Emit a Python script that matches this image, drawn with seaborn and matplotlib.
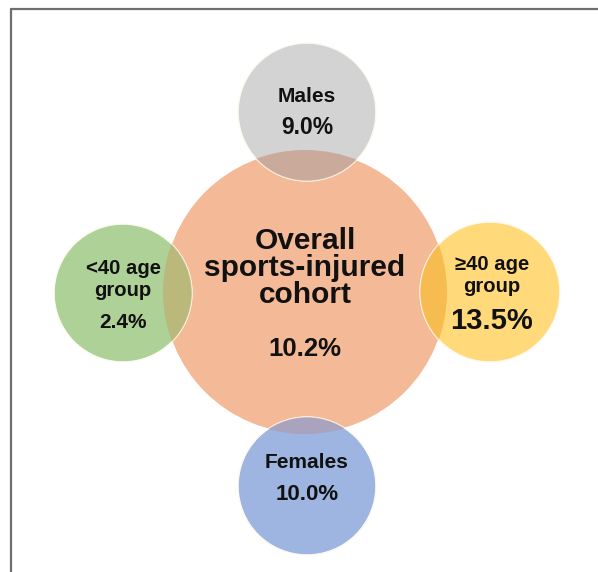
import matplotlib
matplotlib.use("Agg")
import matplotlib.pyplot as plt
from matplotlib.patches import Circle
from matplotlib.lines import Line2D
import seaborn as sns

# Groups and their injury rates
groups = ["Overall\nsports-injured\ncohort", "Males", "Females", "<40 age\ngroup", "≥40 age\ngroup"]
rates = [10.2, 9.0, 10.0, 2.4, 13.5]
fill_colors = ["#F4B996", "#D3D3D3", "#9DB5E0", "#ADD196", "#FFD97A"]
overlap_colors = [None, "#C9AA9B", "#A9A3BE", "#BAB87A", "#F7BC50"]

# Layout in pixel units (y grows downwards)
centers = [(305, 292), (307, 112), (307, 486), (123, 293), (490, 292)]
radii = [142, 69, 69, 69, 70]
name_size = [21.5, 15, 15, 14.6, 14.6]
rate_size = [18.5, 16.5, 16, 15, 21]
name_dy = [-24, -16, -23, -13, -17]
rate_dy = [57, 16, 8, 30, 29]
name_dx = [0, 0, 0, 0, 2]
line_gap = [0.95, 1.0, 1.0, 1.2, 1.2]

sns.set_theme(style="white")
plt.rcParams["font.family"] = ["Liberation Sans", "DejaVu Sans"]

fig = plt.figure(figsize=(5.98, 5.72), dpi=100)
ax = fig.add_axes([0, 0, 1, 1])
ax.set_xlim(0, 598)
ax.set_ylim(572, 0)
ax.set_aspect("equal")
ax.axis("off")

# Large central circle
big = Circle(centers[0], radii[0], facecolor=fill_colors[0],
             edgecolor="white", linewidth=1.0, zorder=1)
ax.add_patch(big)

# Satellite circles, with the overlapping lens tinted separately
for i in range(1, len(groups)):
    c = Circle(centers[i], radii[i], facecolor=fill_colors[i],
               edgecolor="white", linewidth=1.0, zorder=2)
    ax.add_patch(c)
    lens = Circle(centers[i], radii[i], facecolor=overlap_colors[i],
                  edgecolor="none", zorder=3)
    ax.add_patch(lens)
    clip = Circle(centers[0], radii[0], transform=ax.transData)
    lens.set_clip_path(clip)
    rim = Circle(centers[i], radii[i], facecolor="none",
                 edgecolor="#FFF3E0", linewidth=0.8, zorder=4, alpha=0.55)
    ax.add_patch(rim)

# Labels
for i, (name, rate) in enumerate(zip(groups, rates)):
    cx, cy = centers[i]
    ax.text(cx + name_dx[i], cy + name_dy[i], name, ha="center", va="center",
            fontsize=name_size[i], fontweight="bold", color="#111111",
            linespacing=line_gap[i], zorder=6)
    ax.text(cx + name_dx[i], cy + rate_dy[i], f"{rate:.1f}%", ha="center",
            va="center", fontsize=rate_size[i], fontweight="bold",
            color="#111111", zorder=6)

# Panel frame along the top and left edges
fig.add_artist(Line2D([11 / 598, 1.0], [1 - 9 / 572, 1 - 9 / 572],
                      transform=fig.transFigure, color="#6E6E6E", linewidth=1.6))
fig.add_artist(Line2D([11 / 598, 11 / 598], [0.0, 1 - 9 / 572],
                      transform=fig.transFigure, color="#6E6E6E", linewidth=1.6))

fig.savefig("out.png", dpi=100, facecolor="white")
····················
WHAT THE TASK REQUIRES = With the pictures left out, transcribe the material exactly.

ANSWER TO THIS PROBLEM =
Emit a Python script that matches this image, drawn with seaborn and matplotlib.
import matplotlib
matplotlib.use("Agg")
import matplotlib.pyplot as plt
from matplotlib.patches import Circle
from matplotlib.lines import Line2D
import seaborn as sns

# Groups and their injury rates
groups = ["Overall\nsports-injured\ncohort", "Males", "Females", "<40 age\ngroup", "≥40 age\ngroup"]
rates = [10.2, 9.0, 10.0, 2.4, 13.5]
fill_colors = ["#F4B996", "#D3D3D3", "#9DB5E0", "#ADD196", "#FFD97A"]
overlap_colors = [None, "#C9AA9B", "#A9A3BE", "#BAB87A", "#F7BC50"]

# Layout in pixel units (y grows downwards)
centers = [(305, 292), (307, 112), (307, 486), (123, 293), (490, 292)]
radii = [142, 69, 69, 69, 70]
name_size = [21.5, 15, 15, 14.6, 14.6]
rate_size = [18.5, 16.5, 16, 15, 21]
name_dy = [-24, -16, -23, -13, -17]
rate_dy = [57, 16, 8, 30, 29]
name_dx = [0, 0, 0, 0, 2]
line_gap = [0.95, 1.0, 1.0, 1.2, 1.2]

sns.set_theme(style="white")
plt.rcParams["font.family"] = ["Liberation Sans", "DejaVu Sans"]

fig = plt.figure(figsize=(5.98, 5.72), dpi=100)
ax = fig.add_axes([0, 0, 1, 1])
ax.set_xlim(0, 598)
ax.set_ylim(572, 0)
ax.set_aspect("equal")
ax.axis("off")

# Large central circle
big = Circle(centers[0], radii[0], facecolor=fill_colors[0],
             edgecolor="white", linewidth=1.0, zorder=1)
ax.add_patch(big)

# Satellite circles, with the overlapping lens tinted separately
for i in range(1, len(groups)):
    c = Circle(centers[i], radii[i], facecolor=fill_colors[i],
               edgecolor="white", linewidth=1.0, zorder=2)
    ax.add_patch(c)
    lens = Circle(centers[i], radii[i], facecolor=overlap_colors[i],
                  edgecolor="none", zorder=3)
    ax.add_patch(lens)
    clip = Circle(centers[0], radii[0], transform=ax.transData)
    lens.set_clip_path(clip)
    rim = Circle(centers[i], radii[i], facecolor="none",
                 edgecolor="#FFF3E0", linewidth=0.8, zorder=4, alpha=0.55)
    ax.add_patch(rim)

# Labels
for i, (name, rate) in enumerate(zip(groups, rates)):
    cx, cy = centers[i]
    ax.text(cx + name_dx[i], cy + name_dy[i], name, ha="center", va="center",
            fontsize=name_size[i], fontweight="bold", color="#111111",
            linespacing=line_gap[i], zorder=6)
    ax.text(cx + name_dx[i], cy + rate_dy[i], f"{rate:.1f}%", ha="center",
            va="center", fontsize=rate_size[i], fontweight="bold",
            color="#111111", zorder=6)

# Panel frame along the top and left edges
fig.add_artist(Line2D([11 / 598, 1.0], [1 - 9 / 572, 1 - 9 / 572],
                      transform=fig.transFigure, color="#6E6E6E", linewidth=1.6))
fig.add_artist(Line2D([11 / 598, 11 / 598], [0.0, 1 - 9 / 572],
                      transform=fig.transFigure, color="#6E6E6E", linewidth=1.6))

fig.savefig("out.png", dpi=100, facecolor="white")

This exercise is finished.